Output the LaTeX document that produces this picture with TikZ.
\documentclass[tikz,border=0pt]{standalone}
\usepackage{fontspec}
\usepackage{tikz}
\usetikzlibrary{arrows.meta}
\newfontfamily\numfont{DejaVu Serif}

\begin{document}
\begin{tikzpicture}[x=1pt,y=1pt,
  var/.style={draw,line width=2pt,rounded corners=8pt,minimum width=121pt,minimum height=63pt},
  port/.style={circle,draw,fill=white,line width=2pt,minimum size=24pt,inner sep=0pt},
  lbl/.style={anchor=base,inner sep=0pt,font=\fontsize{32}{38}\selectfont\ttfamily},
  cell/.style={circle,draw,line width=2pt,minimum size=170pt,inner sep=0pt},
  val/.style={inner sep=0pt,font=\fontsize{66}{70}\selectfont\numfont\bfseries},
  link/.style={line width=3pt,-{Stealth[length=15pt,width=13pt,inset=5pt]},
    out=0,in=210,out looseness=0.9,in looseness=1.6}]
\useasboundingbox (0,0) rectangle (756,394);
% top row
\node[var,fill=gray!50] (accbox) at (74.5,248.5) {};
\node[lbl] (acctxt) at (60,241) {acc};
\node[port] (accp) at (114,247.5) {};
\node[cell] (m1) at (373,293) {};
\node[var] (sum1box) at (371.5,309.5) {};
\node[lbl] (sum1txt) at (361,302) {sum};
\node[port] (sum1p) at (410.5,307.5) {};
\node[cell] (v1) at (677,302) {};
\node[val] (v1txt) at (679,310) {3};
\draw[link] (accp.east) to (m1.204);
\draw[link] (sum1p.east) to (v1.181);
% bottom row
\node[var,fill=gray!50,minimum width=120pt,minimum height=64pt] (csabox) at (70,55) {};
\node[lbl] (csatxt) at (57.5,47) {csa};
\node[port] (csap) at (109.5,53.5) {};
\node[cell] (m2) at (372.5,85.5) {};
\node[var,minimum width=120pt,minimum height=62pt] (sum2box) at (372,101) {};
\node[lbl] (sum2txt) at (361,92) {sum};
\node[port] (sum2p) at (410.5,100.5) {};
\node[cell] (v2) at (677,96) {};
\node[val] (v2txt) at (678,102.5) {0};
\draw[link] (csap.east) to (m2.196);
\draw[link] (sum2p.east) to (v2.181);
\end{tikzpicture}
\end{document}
= = = = = = =
Task statement:
Output the listing above without altering a single character.

Finished exercise:
Output the LaTeX document that produces this picture with TikZ.
\documentclass[tikz,border=0pt]{standalone}
\usepackage{fontspec}
\usepackage{tikz}
\usetikzlibrary{arrows.meta}
\newfontfamily\numfont{DejaVu Serif}

\begin{document}
\begin{tikzpicture}[x=1pt,y=1pt,
  var/.style={draw,line width=2pt,rounded corners=8pt,minimum width=121pt,minimum height=63pt},
  port/.style={circle,draw,fill=white,line width=2pt,minimum size=24pt,inner sep=0pt},
  lbl/.style={anchor=base,inner sep=0pt,font=\fontsize{32}{38}\selectfont\ttfamily},
  cell/.style={circle,draw,line width=2pt,minimum size=170pt,inner sep=0pt},
  val/.style={inner sep=0pt,font=\fontsize{66}{70}\selectfont\numfont\bfseries},
  link/.style={line width=3pt,-{Stealth[length=15pt,width=13pt,inset=5pt]},
    out=0,in=210,out looseness=0.9,in looseness=1.6}]
\useasboundingbox (0,0) rectangle (756,394);
% top row
\node[var,fill=gray!50] (accbox) at (74.5,248.5) {};
\node[lbl] (acctxt) at (60,241) {acc};
\node[port] (accp) at (114,247.5) {};
\node[cell] (m1) at (373,293) {};
\node[var] (sum1box) at (371.5,309.5) {};
\node[lbl] (sum1txt) at (361,302) {sum};
\node[port] (sum1p) at (410.5,307.5) {};
\node[cell] (v1) at (677,302) {};
\node[val] (v1txt) at (679,310) {3};
\draw[link] (accp.east) to (m1.204);
\draw[link] (sum1p.east) to (v1.181);
% bottom row
\node[var,fill=gray!50,minimum width=120pt,minimum height=64pt] (csabox) at (70,55) {};
\node[lbl] (csatxt) at (57.5,47) {csa};
\node[port] (csap) at (109.5,53.5) {};
\node[cell] (m2) at (372.5,85.5) {};
\node[var,minimum width=120pt,minimum height=62pt] (sum2box) at (372,101) {};
\node[lbl] (sum2txt) at (361,92) {sum};
\node[port] (sum2p) at (410.5,100.5) {};
\node[cell] (v2) at (677,96) {};
\node[val] (v2txt) at (678,102.5) {0};
\draw[link] (csap.east) to (m2.196);
\draw[link] (sum2p.east) to (v2.181);
\end{tikzpicture}
\end{document}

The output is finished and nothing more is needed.